→ Your instructions
Identify the lines that contain the word "this", then copy them.

(Rows from a dataset of charts and code)
○ ○ ○ ○
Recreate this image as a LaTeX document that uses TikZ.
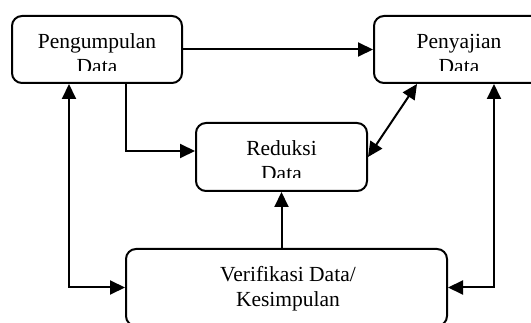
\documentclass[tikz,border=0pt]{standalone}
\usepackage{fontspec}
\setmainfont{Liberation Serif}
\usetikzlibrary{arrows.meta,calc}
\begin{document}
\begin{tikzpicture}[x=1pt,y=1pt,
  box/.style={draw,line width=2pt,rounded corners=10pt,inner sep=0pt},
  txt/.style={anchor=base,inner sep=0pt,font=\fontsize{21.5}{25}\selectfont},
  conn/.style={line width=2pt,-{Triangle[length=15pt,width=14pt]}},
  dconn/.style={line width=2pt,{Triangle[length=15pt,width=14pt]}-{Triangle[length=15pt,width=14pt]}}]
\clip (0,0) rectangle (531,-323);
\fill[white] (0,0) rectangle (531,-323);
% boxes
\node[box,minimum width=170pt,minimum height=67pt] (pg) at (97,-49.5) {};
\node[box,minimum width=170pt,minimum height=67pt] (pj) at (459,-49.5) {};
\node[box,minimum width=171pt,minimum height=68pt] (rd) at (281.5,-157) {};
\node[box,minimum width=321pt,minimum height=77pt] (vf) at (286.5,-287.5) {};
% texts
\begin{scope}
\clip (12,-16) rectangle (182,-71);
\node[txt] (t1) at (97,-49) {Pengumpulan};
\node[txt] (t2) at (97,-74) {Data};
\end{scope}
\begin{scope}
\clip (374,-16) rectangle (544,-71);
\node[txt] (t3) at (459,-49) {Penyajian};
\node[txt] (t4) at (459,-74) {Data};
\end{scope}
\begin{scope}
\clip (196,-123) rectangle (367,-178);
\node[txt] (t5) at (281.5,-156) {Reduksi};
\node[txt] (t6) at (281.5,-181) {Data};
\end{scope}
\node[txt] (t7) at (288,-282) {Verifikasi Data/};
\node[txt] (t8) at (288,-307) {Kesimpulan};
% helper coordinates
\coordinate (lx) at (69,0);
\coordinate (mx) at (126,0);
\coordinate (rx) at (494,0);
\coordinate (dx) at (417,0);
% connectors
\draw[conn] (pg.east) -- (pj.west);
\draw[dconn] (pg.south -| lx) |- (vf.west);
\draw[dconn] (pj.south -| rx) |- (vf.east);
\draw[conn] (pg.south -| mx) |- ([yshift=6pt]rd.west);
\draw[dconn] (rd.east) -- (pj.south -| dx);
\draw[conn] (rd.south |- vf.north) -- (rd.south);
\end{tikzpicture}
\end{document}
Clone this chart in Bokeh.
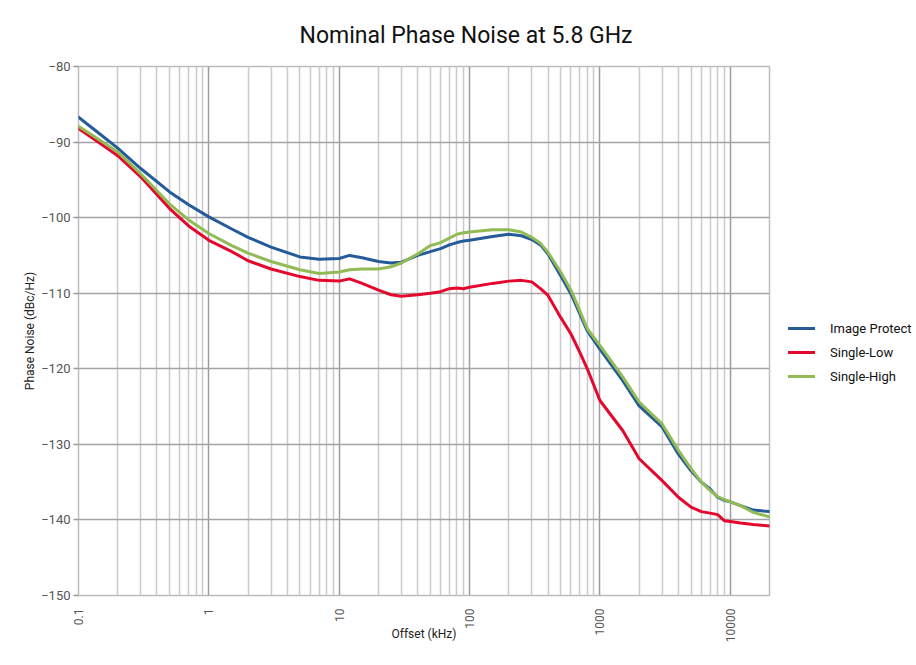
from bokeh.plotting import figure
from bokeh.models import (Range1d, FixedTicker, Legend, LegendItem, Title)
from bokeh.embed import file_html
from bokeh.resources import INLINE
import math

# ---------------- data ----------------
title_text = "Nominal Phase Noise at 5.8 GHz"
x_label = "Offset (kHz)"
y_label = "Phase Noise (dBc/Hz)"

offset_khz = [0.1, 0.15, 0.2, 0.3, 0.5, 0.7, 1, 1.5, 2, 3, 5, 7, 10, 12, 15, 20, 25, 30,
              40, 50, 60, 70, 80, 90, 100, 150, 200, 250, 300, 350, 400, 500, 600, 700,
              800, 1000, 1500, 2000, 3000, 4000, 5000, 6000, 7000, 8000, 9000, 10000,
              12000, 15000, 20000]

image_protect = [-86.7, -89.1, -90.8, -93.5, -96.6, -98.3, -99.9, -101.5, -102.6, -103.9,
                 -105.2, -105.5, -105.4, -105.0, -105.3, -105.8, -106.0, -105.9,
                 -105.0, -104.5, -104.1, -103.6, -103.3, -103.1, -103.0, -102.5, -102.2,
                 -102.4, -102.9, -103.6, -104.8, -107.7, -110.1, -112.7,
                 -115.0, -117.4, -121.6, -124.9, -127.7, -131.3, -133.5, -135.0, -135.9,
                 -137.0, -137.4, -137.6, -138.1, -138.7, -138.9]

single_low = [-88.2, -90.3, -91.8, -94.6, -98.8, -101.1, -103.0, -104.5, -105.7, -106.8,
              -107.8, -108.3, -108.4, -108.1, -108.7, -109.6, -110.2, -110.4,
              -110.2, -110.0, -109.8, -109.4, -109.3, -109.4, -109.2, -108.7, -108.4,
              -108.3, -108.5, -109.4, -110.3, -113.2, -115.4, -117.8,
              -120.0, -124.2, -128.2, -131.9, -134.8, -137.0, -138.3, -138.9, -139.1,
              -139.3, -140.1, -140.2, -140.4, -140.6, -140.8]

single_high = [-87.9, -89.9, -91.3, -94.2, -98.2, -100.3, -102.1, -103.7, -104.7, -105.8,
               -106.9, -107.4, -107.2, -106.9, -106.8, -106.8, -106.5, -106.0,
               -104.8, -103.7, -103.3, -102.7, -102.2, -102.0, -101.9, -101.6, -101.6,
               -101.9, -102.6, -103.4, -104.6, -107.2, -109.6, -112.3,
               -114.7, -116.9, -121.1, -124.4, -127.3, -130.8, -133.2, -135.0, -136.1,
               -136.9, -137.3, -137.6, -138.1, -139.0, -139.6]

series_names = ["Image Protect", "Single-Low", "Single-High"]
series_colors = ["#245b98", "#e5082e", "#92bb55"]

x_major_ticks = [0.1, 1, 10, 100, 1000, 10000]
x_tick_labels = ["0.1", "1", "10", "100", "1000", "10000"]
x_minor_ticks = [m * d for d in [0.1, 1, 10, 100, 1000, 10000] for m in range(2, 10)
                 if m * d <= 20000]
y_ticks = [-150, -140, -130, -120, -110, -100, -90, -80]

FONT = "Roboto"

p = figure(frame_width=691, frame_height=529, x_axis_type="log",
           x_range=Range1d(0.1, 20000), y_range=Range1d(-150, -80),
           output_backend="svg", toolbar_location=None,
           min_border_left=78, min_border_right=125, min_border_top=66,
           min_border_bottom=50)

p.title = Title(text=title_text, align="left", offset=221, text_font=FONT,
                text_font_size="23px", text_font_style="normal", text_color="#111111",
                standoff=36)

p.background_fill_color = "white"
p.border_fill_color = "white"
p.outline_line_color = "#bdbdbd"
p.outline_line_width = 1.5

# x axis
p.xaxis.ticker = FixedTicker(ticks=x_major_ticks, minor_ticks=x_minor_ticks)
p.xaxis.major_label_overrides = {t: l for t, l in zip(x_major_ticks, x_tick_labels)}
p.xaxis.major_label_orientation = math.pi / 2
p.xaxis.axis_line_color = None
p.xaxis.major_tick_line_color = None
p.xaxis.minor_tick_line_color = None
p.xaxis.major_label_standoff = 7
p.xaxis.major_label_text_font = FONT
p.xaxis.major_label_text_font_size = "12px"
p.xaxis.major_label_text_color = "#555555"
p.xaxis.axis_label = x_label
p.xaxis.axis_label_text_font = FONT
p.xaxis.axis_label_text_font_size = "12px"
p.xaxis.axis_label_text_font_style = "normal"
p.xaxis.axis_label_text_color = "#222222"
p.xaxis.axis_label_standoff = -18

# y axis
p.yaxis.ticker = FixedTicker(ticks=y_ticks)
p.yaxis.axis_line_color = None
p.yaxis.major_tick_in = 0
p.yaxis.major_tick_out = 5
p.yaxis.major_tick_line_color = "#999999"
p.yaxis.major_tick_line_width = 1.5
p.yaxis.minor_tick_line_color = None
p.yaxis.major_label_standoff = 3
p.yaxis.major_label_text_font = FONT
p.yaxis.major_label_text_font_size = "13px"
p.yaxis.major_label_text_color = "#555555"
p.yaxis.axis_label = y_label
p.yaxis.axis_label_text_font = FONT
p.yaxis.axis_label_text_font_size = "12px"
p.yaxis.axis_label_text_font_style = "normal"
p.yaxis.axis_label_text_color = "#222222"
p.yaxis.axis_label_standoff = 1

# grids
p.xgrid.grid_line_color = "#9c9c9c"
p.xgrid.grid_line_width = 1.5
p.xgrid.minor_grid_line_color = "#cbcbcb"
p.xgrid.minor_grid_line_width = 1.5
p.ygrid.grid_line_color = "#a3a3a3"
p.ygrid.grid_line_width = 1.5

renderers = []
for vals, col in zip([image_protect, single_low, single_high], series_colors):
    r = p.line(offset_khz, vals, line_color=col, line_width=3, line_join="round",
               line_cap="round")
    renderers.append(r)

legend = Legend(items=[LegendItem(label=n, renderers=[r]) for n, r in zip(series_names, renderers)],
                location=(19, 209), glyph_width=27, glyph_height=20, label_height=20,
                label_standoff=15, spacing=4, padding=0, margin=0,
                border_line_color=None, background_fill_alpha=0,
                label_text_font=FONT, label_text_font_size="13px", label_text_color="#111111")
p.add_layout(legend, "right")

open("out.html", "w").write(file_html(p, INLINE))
○ ○ ○ ○
→ Full response
Recreate this image as a LaTeX document that uses TikZ.
Clone this chart in Bokeh.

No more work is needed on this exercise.